While he was growing up, Lloyd Jones, 55, liked to hang out with the Bakers and their horses. A heavyset man with a ready smile, Jones, a farrier by trade, practically lives out of his old tan Chevy truck as he shoes horses across the county. Today he’s going out near Elgin to work on a horse. He and his son Steve Jones, 32, pack up the cooler with Gatorade.
The two carry on a tradition of African-American ironworking in East Texas that dates back to the early 20th century when the blacksmith was one of the most important members of the community.
Growing up Jones viewed horseshoeing simply as a way to be independent.
“I wanted to work for myself and be my own boss,” Jones said.
This sense of self-sufficiency has been a defining element of the Littig community. Willie Martin, 71, who lives up the road from Littig, remembers her parents stressing the values of ownership. In the 1940’s when the government made land grants available through the Farmer’s Home Administration, Martin’s parents Tommy and Viola Fowler bought 103 acres of land for $4,500.
Martin grew up on the farm with her six siblings and then repeated the pattern of the Littig youth, leaving for college and coming back to retire. She takes care of her mother who is now 96.
Her brother Lorenzo Fowler, 63, has lived for years right across the street from the family home. With the help of his sons, it is he who has taken on the responsibility of maintaining the family land.
Like many people who grew up in Littig, Fowler moved to Houston as a young man searching for a new life. He swore he would never return to the farm. But the tug of the country was too strong.
“They always tell me there’s no place like home,” Fowler said.
Fowler and Martin are part of a group of residents who are working to keep up the historic Littig cemetery, which is still used today.
The cemetery is not far from the oldest church in Littig, the Shiloh Baptist Church, which will celebrated its 116th anniversary in November. It was built only a few years after the town was founded.
“In many places, the church was built first and then people thought about their own homes,” Riles said.
During its heyday the Littig community housed three churches. That number had dropped to one a few years ago when Pastor Willie Mae Simmons, 68, heard the call. The result was the founding of the Littig Outreach Mission.
“In 1987 the Lord spoke to my heart to go to Littig, Texas,” said Simmons, who lives in the neighboring town of Elgin. That next year she took an abandoned building, chased the snakes away, and began services. By the end of the year she had roughly 20 parishioners.

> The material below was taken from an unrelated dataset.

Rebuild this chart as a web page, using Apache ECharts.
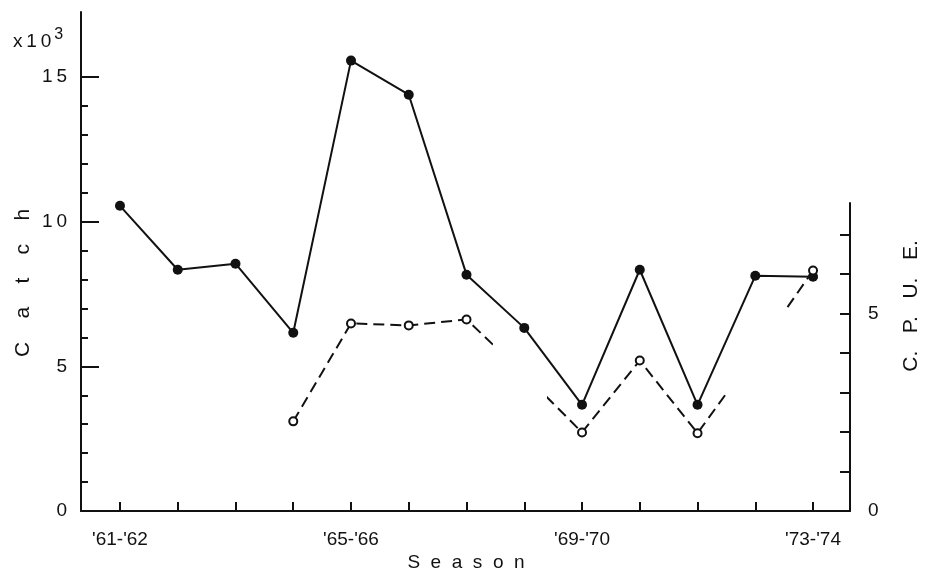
<!DOCTYPE html>
<html>
<head>
<meta charset="utf-8">
<script src="https://cdn.jsdelivr.net/npm/echarts@6/dist/echarts.min.js"></script>
<style>
html,body{margin:0;padding:0;background:#fff;}
#chart{width:926px;height:578px;}
</style>
</head>
<body>
<div id="chart"></div>
<script>
// ---- data ----
var seasons = ["'61-'62","'62-'63","'63-'64","'64-'65","'65-'66","'66-'67","'67-'68","'68-'69","'69-'70","'70-'71","'71-'72","'72-'73","'73-'74"];
var seasonLabels = ["'61-'62","'65-'66","'69-'70","'73-'74"];
var catchValues = [10.55, 8.34, 8.55, 6.16, 15.57, 14.39, 8.17, 6.33, 3.67, 8.34, 3.67, 8.13, 8.10]; // x10^3
var cpueValues = [null, null, null, 2.27, 4.75, 4.70, 4.85, 3.46, 1.99, 3.81, 1.97, 3.99, 6.09];
var cpueNoMarker = ["'68-'69", "'72-'73"]; // drawn only as broken dashed segments
var catchTickLabels = [0, 5, 10, 15];
var cpueTickLabels = [0, 5];

var FONT = 'Liberation Sans';
var INK = '#111';

var catchData = catchValues.map(function (v, i) { return [i, v]; });
var cpueData = cpueValues.map(function (v, i) {
  if (v === null) return [i, null];
  var item = { value: [i, v] };
  if (cpueNoMarker.indexOf(seasons[i]) >= 0) item.symbol = 'none';
  return item;
});
var labelIdx = seasonLabels.map(function (s) { return seasons.indexOf(s); });
var allIdx = seasons.map(function (s, i) { return i; });
var catchMinor = [];
for (var k = 1; k < 15; k++) { if (catchTickLabels.indexOf(k) < 0) catchMinor.push(k); }
var cpueTicks = [1, 2, 3, 4, 5, 6, 7];

var xMin = -0.675, xMax = 12.64;

var chart = echarts.init(document.getElementById('chart'), null, { renderer: 'canvas' });
chart.setOption({
  animation: false,
  backgroundColor: '#fff',
  title: {
    text: 'x\u20091\u20090{s|3}',
    left: 8, top: 22,
    textStyle: {
      fontFamily: FONT, fontSize: 19, fontWeight: 'normal', color: INK,
      rich: { s: { fontFamily: FONT, fontSize: 16, color: INK, verticalAlign: 'bottom', padding: [0, 0, 14, 3] } }
    }
  },
  grid: [
    { left: 81, right: 76, top: 12, bottom: 67 },
    { left: 81, right: 76, top: 203, bottom: 67 }
  ],
  xAxis: [
    {
      gridIndex: 0, type: 'value', min: xMin, max: xMax,
      axisLine: { show: true, onZero: false, lineStyle: { color: INK, width: 2 } },
      axisTick: { show: true, inside: true, length: 9, customValues: allIdx, lineStyle: { color: INK, width: 2 } },
      axisLabel: {
        customValues: labelIdx, margin: 19,
        fontFamily: FONT, fontSize: 19, color: INK,
        formatter: function (v) { return seasons[Math.round(v)]; }
      },
      splitLine: { show: false }
    },
    { gridIndex: 1, type: 'value', min: xMin, max: xMax, show: false }
  ],
  yAxis: [
    {
      gridIndex: 0, type: 'value', position: 'left', min: 0, max: 17.25,
      axisLine: { show: true, onZero: false, lineStyle: { color: INK, width: 2 } },
      axisTick: { show: true, inside: true, length: 18, customValues: catchTickLabels, lineStyle: { color: INK, width: 2 } },
      axisLabel: {
        customValues: catchTickLabels, margin: 14,
        fontFamily: FONT, fontSize: 19, color: INK,
        formatter: function (v) { return String(v).split('').join('\u2009'); }
      },
      splitLine: { show: false }
    },
    {
      gridIndex: 0, type: 'value', position: 'left', min: 0, max: 17.25,
      axisLine: { show: false, onZero: false },
      axisTick: { show: true, inside: true, length: 7, customValues: catchMinor, lineStyle: { color: INK, width: 2 } },
      axisLabel: { show: false },
      splitLine: { show: false }
    },
    {
      gridIndex: 1, type: 'value', position: 'right', min: 0, max: 7.8,
      axisLine: { show: true, onZero: false, lineStyle: { color: INK, width: 2 } },
      axisTick: { show: true, inside: true, length: 10, customValues: cpueTicks, lineStyle: { color: INK, width: 2 } },
      axisLabel: {
        customValues: cpueTickLabels, margin: 18,
        fontFamily: FONT, fontSize: 19, color: INK
      },
      splitLine: { show: false }
    }
  ],
  visualMap: {
    type: 'piecewise', show: false, seriesIndex: 1, dimension: 0,
    pieces: [
      { min: -1, max: 6.46, color: INK },
      { min: 7.39, max: 10.51, color: INK },
      { min: 11.53, max: 13, color: INK }
    ],
    outOfRange: { color: 'rgba(0,0,0,0)' }
  },
  series: [
    {
      name: 'Catch', type: 'line', xAxisIndex: 0, yAxisIndex: 0,
      data: catchData,
      symbol: 'circle', symbolSize: 10,
      lineStyle: { color: INK, width: 2 },
      itemStyle: { color: INK },
      z: 3
    },
    {
      name: 'C.P.U.E.', type: 'line', xAxisIndex: 1, yAxisIndex: 2,
      data: cpueData, connectNulls: false,
      symbol: 'emptyCircle', symbolSize: 8,
      lineStyle: { width: 2, type: [11, 6] },
      itemStyle: { borderWidth: 1.8 },
      z: 4
    }
  ],
  graphic: [
    {
      type: 'text', x: 23, y: 283, rotation: Math.PI / 2,
      style: { text: 'C    a    t    c    h', fontFamily: FONT, fontSize: 21, fill: INK, align: 'center', verticalAlign: 'middle' }
    },
    {
      type: 'text', x: 466, y: 563,
      style: { text: 'S  e  a  s  o  n', fontFamily: FONT, fontSize: 19, fill: INK, align: 'center', verticalAlign: 'middle' }
    },
    {
      type: 'text', x: 911, y: 306, rotation: Math.PI / 2,
      style: { text: 'C.   P.   U.   E.', fontFamily: FONT, fontSize: 21, fill: INK, align: 'center', verticalAlign: 'middle' }
    }
  ]
});
</script>
</body>
</html>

“This church is my heart. I could have gone anywhere but this is where I was called to come,” she said.
There’s a funeral in the cemetery and Mae McClendon, 67, has gone out early with her sister Ruby Williams, 69, to wait on the procession.
They call McClendon, “the mayor,” because she’s forcefully taken on the role of the voice of Littig in interactions with the county. She pushed to have the streets worked on and signs made for the roads.
As older generations pass away, their land sells and new housing developments creep closer from the outskirts of Manor and Elgin, the future of Littig becomes increasingly uncertain.
Development of rural areas has recently become such a hot issue that the National Trust of Historic Properties has placed rural landscapes on the endangered list.
Lorenzo Fowler’s son Mike, 41, who lives in Austin and comes out daily to help on the family land, has been ‘volunteered’ to take over the farm some day.
“If you came back in 20 years this may be all houses and you’ll wonder where I went,” said Fowler.